For True, it eases her identity discomfort to contextualize it among the other shifts in her life. She schedules sex in large part because she and her partner have a small child who takes up a lot of their time and energy. As a result of that addition, she said, “I’ve definitely lost touch with some of the things I was pretty sure defined me. Spontaneous sex was a big part of that.” But, she added, “some of my passion has morphed into different areas, and the abandon that goes hand in hand with spontaneous sex doesn’t serve other pursuits that require commitment and resilience.”
That tradeoff is a reality of life. I spent most of my 20s thinking I would never own a home, and then I was thrilled to be able to buy one at 33 — but now I can’t really up-sticks and move to another country, like I did after college.
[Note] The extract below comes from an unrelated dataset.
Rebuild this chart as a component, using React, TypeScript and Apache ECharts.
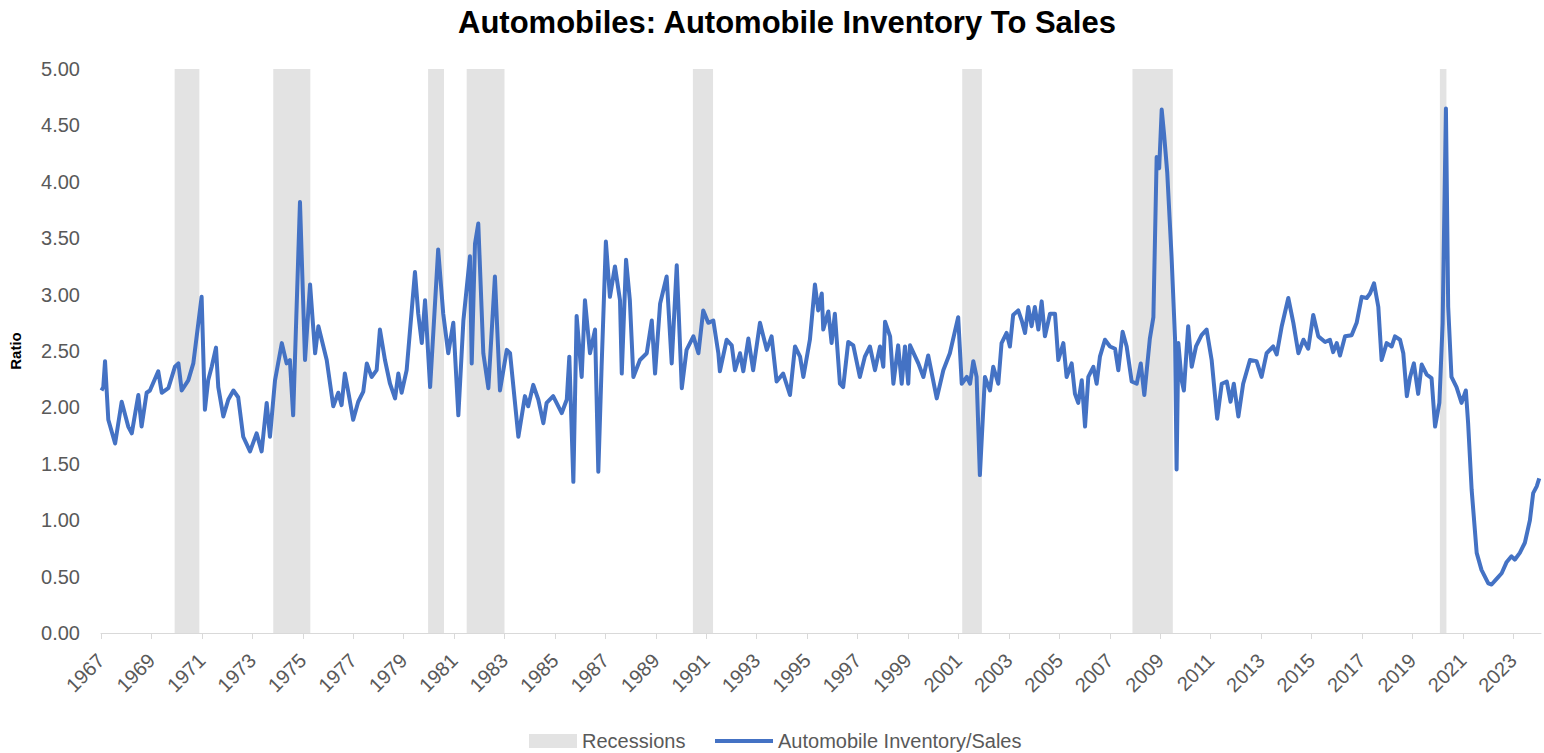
import React, { useEffect, useRef } from "react";
import * as echarts from "echarts";

const dates: number[] = [
  1967.02, 1967.09, 1967.16, 1967.29, 1967.56, 1967.82, 1968.08, 1968.22, 1968.48, 1968.61, 1968.81, 1968.94,
  1969.27, 1969.41, 1969.67, 1969.93, 1970.07, 1970.20, 1970.46, 1970.66, 1970.99, 1971.12, 1971.25, 1971.39,
  1971.56, 1971.65, 1971.85, 1972.05, 1972.25, 1972.44, 1972.64, 1972.91, 1973.17, 1973.37, 1973.57, 1973.70,
  1973.90, 1974.17, 1974.36, 1974.49, 1974.62, 1974.89, 1975.09, 1975.29, 1975.49, 1975.62, 1975.95, 1976.21,
  1976.41, 1976.54, 1976.67, 1976.81, 1977.00, 1977.20, 1977.40, 1977.54, 1977.73, 1977.93, 1978.06, 1978.26,
  1978.46, 1978.66, 1978.79, 1978.92, 1979.12, 1979.45, 1979.58, 1979.72, 1979.85, 1980.05, 1980.37, 1980.57,
  1980.77, 1980.97, 1981.17, 1981.37, 1981.63, 1981.70, 1981.83, 1981.96, 1982.16, 1982.36, 1982.62, 1982.82,
  1983.09, 1983.22, 1983.55, 1983.81, 1983.94, 1984.14, 1984.34, 1984.54, 1984.67, 1984.93, 1985.27, 1985.47,
  1985.57, 1985.73, 1985.86, 1986.06, 1986.19, 1986.39, 1986.59, 1986.72, 1986.85, 1987.02, 1987.18, 1987.38,
  1987.58, 1987.65, 1987.82, 1987.97, 1988.11, 1988.37, 1988.64, 1988.84, 1988.97, 1989.17, 1989.30, 1989.43,
  1989.63, 1989.83, 1990.03, 1990.22, 1990.49, 1990.69, 1990.88, 1991.08, 1991.28, 1991.48, 1991.54, 1991.81,
  1992.01, 1992.14, 1992.34, 1992.47, 1992.67, 1992.86, 1993.13, 1993.40, 1993.59, 1993.79, 1994.05, 1994.32,
  1994.52, 1994.72, 1994.85, 1995.11, 1995.31, 1995.44, 1995.58, 1995.64, 1995.84, 1995.97, 1996.10, 1996.30,
  1996.43, 1996.63, 1996.83, 1997.09, 1997.29, 1997.49, 1997.69, 1997.89, 1998.02, 1998.09, 1998.29, 1998.42,
  1998.61, 1998.75, 1998.88, 1999.01, 1999.08, 1999.41, 1999.61, 1999.80, 2000.14, 2000.40, 2000.66, 2000.99,
  2001.13, 2001.33, 2001.46, 2001.59, 2001.72, 2001.85, 2002.05, 2002.25, 2002.38, 2002.58, 2002.71, 2002.91,
  2003.04, 2003.17, 2003.37, 2003.51, 2003.64, 2003.77, 2003.90, 2004.03, 2004.17, 2004.30, 2004.43, 2004.63,
  2004.83, 2004.96, 2005.16, 2005.29, 2005.49, 2005.62, 2005.75, 2005.89, 2006.02, 2006.15, 2006.35, 2006.48,
  2006.61, 2006.81, 2007.01, 2007.21, 2007.34, 2007.51, 2007.67, 2007.87, 2008.07, 2008.23, 2008.37, 2008.59,
  2008.73, 2008.86, 2008.96, 2009.06, 2009.15, 2009.28, 2009.45, 2009.59, 2009.65, 2009.72, 2009.85, 2009.94,
  2010.11, 2010.25, 2010.42, 2010.64, 2010.84, 2011.04, 2011.26, 2011.44, 2011.64, 2011.79, 2011.92, 2012.10,
  2012.29, 2012.56, 2012.82, 2013.02, 2013.22, 2013.48, 2013.62, 2013.82, 2014.08, 2014.28, 2014.48, 2014.68,
  2014.87, 2015.07, 2015.27, 2015.54, 2015.73, 2015.86, 2016.00, 2016.13, 2016.33, 2016.59, 2016.79, 2016.99,
  2017.19, 2017.32, 2017.48, 2017.65, 2017.78, 2017.98, 2018.18, 2018.31, 2018.51, 2018.64, 2018.78, 2018.91,
  2019.06, 2019.23, 2019.37, 2019.57, 2019.76, 2019.90, 2020.07, 2020.20, 2020.33, 2020.42, 2020.55, 2020.75,
  2020.95, 2021.12, 2021.21, 2021.35, 2021.55, 2021.74, 2022.01, 2022.14, 2022.34, 2022.54, 2022.74, 2022.93,
  2023.06, 2023.26, 2023.46, 2023.66, 2023.79, 2023.93, 2024.03,
];

// Automobile inventory / sales ratio at those dates
const ratio: number[] = [
  2.15, 2.18, 2.41, 1.89, 1.68, 2.05, 1.83, 1.77, 2.11, 1.83, 2.13, 2.15,
  2.32, 2.13, 2.17, 2.36, 2.39, 2.15, 2.24, 2.39, 2.98, 1.98, 2.24, 2.36,
  2.53, 2.18, 1.92, 2.07, 2.15, 2.09, 1.74, 1.61, 1.77, 1.61, 2.04, 1.74,
  2.24, 2.57, 2.39, 2.42, 1.93, 3.82, 2.42, 3.09, 2.48, 2.72, 2.42, 2.01,
  2.13, 2.02, 2.30, 2.13, 1.89, 2.05, 2.14, 2.39, 2.27, 2.33, 2.69, 2.42,
  2.21, 2.08, 2.30, 2.13, 2.33, 3.20, 2.83, 2.57, 2.95, 2.18, 3.40, 2.83,
  2.48, 2.75, 1.93, 2.77, 3.34, 2.39, 3.45, 3.63, 2.48, 2.17, 3.16, 2.15,
  2.51, 2.48, 1.74, 2.10, 2.01, 2.20, 2.07, 1.86, 2.04, 2.10, 1.95, 2.07,
  2.45, 1.34, 2.81, 2.27, 2.95, 2.48, 2.69, 1.43, 2.36, 3.47, 2.98, 3.25,
  2.95, 2.30, 3.31, 2.95, 2.27, 2.42, 2.48, 2.77, 2.30, 2.92, 3.04, 3.16,
  2.39, 3.26, 2.17, 2.51, 2.63, 2.48, 2.86, 2.75, 2.77, 2.48, 2.32, 2.60,
  2.55, 2.33, 2.48, 2.32, 2.61, 2.33, 2.75, 2.51, 2.63, 2.23, 2.30, 2.11,
  2.54, 2.45, 2.27, 2.60, 3.09, 2.86, 3.01, 2.69, 2.85, 2.57, 2.83, 2.21,
  2.18, 2.58, 2.55, 2.27, 2.45, 2.54, 2.33, 2.54, 2.36, 2.76, 2.63, 2.21,
  2.55, 2.21, 2.54, 2.21, 2.55, 2.39, 2.27, 2.46, 2.08, 2.33, 2.48, 2.80,
  2.21, 2.27, 2.21, 2.41, 2.27, 1.40, 2.27, 2.15, 2.36, 2.21, 2.57, 2.66,
  2.54, 2.82, 2.86, 2.77, 2.66, 2.89, 2.72, 2.89, 2.69, 2.94, 2.63, 2.83,
  2.83, 2.42, 2.57, 2.27, 2.39, 2.12, 2.04, 2.24, 1.83, 2.27, 2.36, 2.21,
  2.45, 2.60, 2.54, 2.52, 2.33, 2.67, 2.54, 2.23, 2.21, 2.39, 2.11, 2.61,
  2.80, 4.22, 4.12, 4.64, 4.43, 4.08, 3.34, 2.60, 1.45, 2.57, 2.24, 2.15,
  2.72, 2.36, 2.54, 2.64, 2.69, 2.42, 1.90, 2.21, 2.23, 2.05, 2.21, 1.92,
  2.21, 2.42, 2.41, 2.27, 2.48, 2.54, 2.47, 2.72, 2.97, 2.75, 2.48, 2.60,
  2.52, 2.82, 2.63, 2.58, 2.60, 2.49, 2.57, 2.46, 2.63, 2.64, 2.75, 2.98,
  2.97, 3.01, 3.10, 2.89, 2.42, 2.57, 2.54, 2.63, 2.60, 2.48, 2.10, 2.27,
  2.39, 2.12, 2.38, 2.29, 2.26, 1.83, 2.04, 2.75, 4.65, 2.89, 2.27, 2.18,
  2.04, 2.15, 1.86, 1.27, 0.71, 0.56, 0.44, 0.43, 0.48, 0.53, 0.63, 0.68,
  0.65, 0.71, 0.80, 1.00, 1.24, 1.30, 1.37,
];

// Recession periods (start, end) in decimal years
const recessionStarts: number[] = [1969.92, 1973.83, 1979.97, 1981.5, 1990.47, 2001.15, 2007.9, 2020.09];
const recessionEnds: number[] = [1970.9, 1975.3, 1980.6, 1983.0, 1991.27, 2001.93, 2009.5, 2020.35];

// Tick labels on the time axis
const tickYears: number[] = [
  1967, 1969, 1971, 1973, 1975, 1977, 1979, 1981, 1983, 1985, 1987, 1989, 1991, 1993, 1995,
  1997, 1999, 2001, 2003, 2005, 2007, 2009, 2011, 2013, 2015, 2017, 2019, 2021, 2023,
];

const BASE_YEAR = 1967;
const END_YEAR = 2024.1;

const TITLE = "Automobiles: Automobile Inventory To Sales";
const LINE_NAME = "Automobile Inventory/Sales";
const REC_NAME = "Recessions";

export default function App() {
  const ref = useRef<HTMLDivElement>(null);

  useEffect(() => {
    if (!ref.current) return;
    const chart = echarts.init(ref.current, null, { renderer: "svg" });
    const font = "'Liberation Sans', Arial, sans-serif";
    const labelColor = "#595959";
    const lineColor = "#4472C4";
    const recColor = "#e3e3e3";
    const tickValues = tickYears.map((y) => y - BASE_YEAR);
    const lineData = dates.map((d, i) => [d - BASE_YEAR, ratio[i]]);
    const areas = recessionStarts.map((s, i) => [
      { xAxis: s - BASE_YEAR },
      { xAxis: recessionEnds[i] - BASE_YEAR },
    ]);
    const legendText = { fontFamily: font, fontSize: 20, color: labelColor };

    chart.setOption({
      animation: false,
      backgroundColor: "#ffffff",
      title: {
        text: TITLE,
        left: 453,
        top: 2,
        textStyle: { fontFamily: font, fontSize: 31, fontWeight: "bold", color: "#000000" },
      },
      legend: [
        {
          left: 524,
          top: 726,
          itemWidth: 48,
          itemHeight: 14,
          itemGap: 0,
          textStyle: legendText,
          data: [{ name: REC_NAME, icon: "rect" }],
        },
        {
          left: 710,
          top: 726,
          itemWidth: 58,
          itemHeight: 4,
          itemGap: 0,
          textStyle: legendText,
          data: [{ name: LINE_NAME, icon: "rect" }],
        },
      ],
      grid: { left: 101, right: 3, top: 69, bottom: 120, containLabel: false },
      xAxis: {
        type: "value",
        min: 0,
        max: END_YEAR - BASE_YEAR,
        interval: 2,
        splitLine: { show: false },
        axisLine: { show: true, lineStyle: { color: "#d9d9d9", width: 1 } },
        axisTick: {
          show: true,
          length: 6,
          customValues: tickValues,
          lineStyle: { color: "#d9d9d9" },
        },
        axisLabel: {
          rotate: 45,
          margin: 24,
          customValues: tickValues,
          fontFamily: font,
          fontSize: 20,
          color: labelColor,
          formatter: (v: number) => String(Math.round(v) + BASE_YEAR),
        },
      },
      yAxis: {
        type: "value",
        min: 0,
        max: 5,
        interval: 0.5,
        name: "Ratio",
        nameLocation: "middle",
        nameRotate: 90,
        nameGap: 78,
        nameTextStyle: { fontFamily: font, fontSize: 15, fontWeight: "bold", color: "#000000" },
        splitLine: { show: false },
        axisLine: { show: false },
        axisTick: { show: false },
        axisLabel: {
          margin: 21,
          fontFamily: font,
          fontSize: 20,
          color: labelColor,
          formatter: (v: number) => v.toFixed(2),
        },
      },
      series: [
        {
          name: REC_NAME,
          type: "line",
          data: [],
          symbol: "none",
          itemStyle: { color: recColor },
          lineStyle: { color: recColor },
          z: 1,
          markArea: {
            silent: true,
            itemStyle: { color: recColor },
            data: areas,
          },
        },
        {
          name: LINE_NAME,
          type: "line",
          data: lineData,
          symbol: "none",
          smooth: false,
          itemStyle: { color: lineColor },
          lineStyle: { color: lineColor, width: 4, join: "round" },
          z: 3,
        },
      ],
    });

    return () => chart.dispose();
  }, []);

  return (
    <div
      ref={ref}
      style={{ position: "fixed", left: 0, top: 0, width: "1544px", height: "753px" }}
    />
  );
}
Similarly, I’m working toward parenthood, and I’m aware that I’ll sacrifice even the smallest freedoms in exchange for the privilege of raising a child. I’m not the same person I was in my 20s; sometimes I mourn her, but I also know in my bones that I wouldn’t go back to that time of my life for anything.
What I came to realize was that scheduling intimacy was an important way of prioritizing it, and my partner. Talking about it ahead of time fosters communication, which breeds connection. And the more time we make for sex, the more we remember how much we enjoy it — yes, even more than an extra hour of sleep.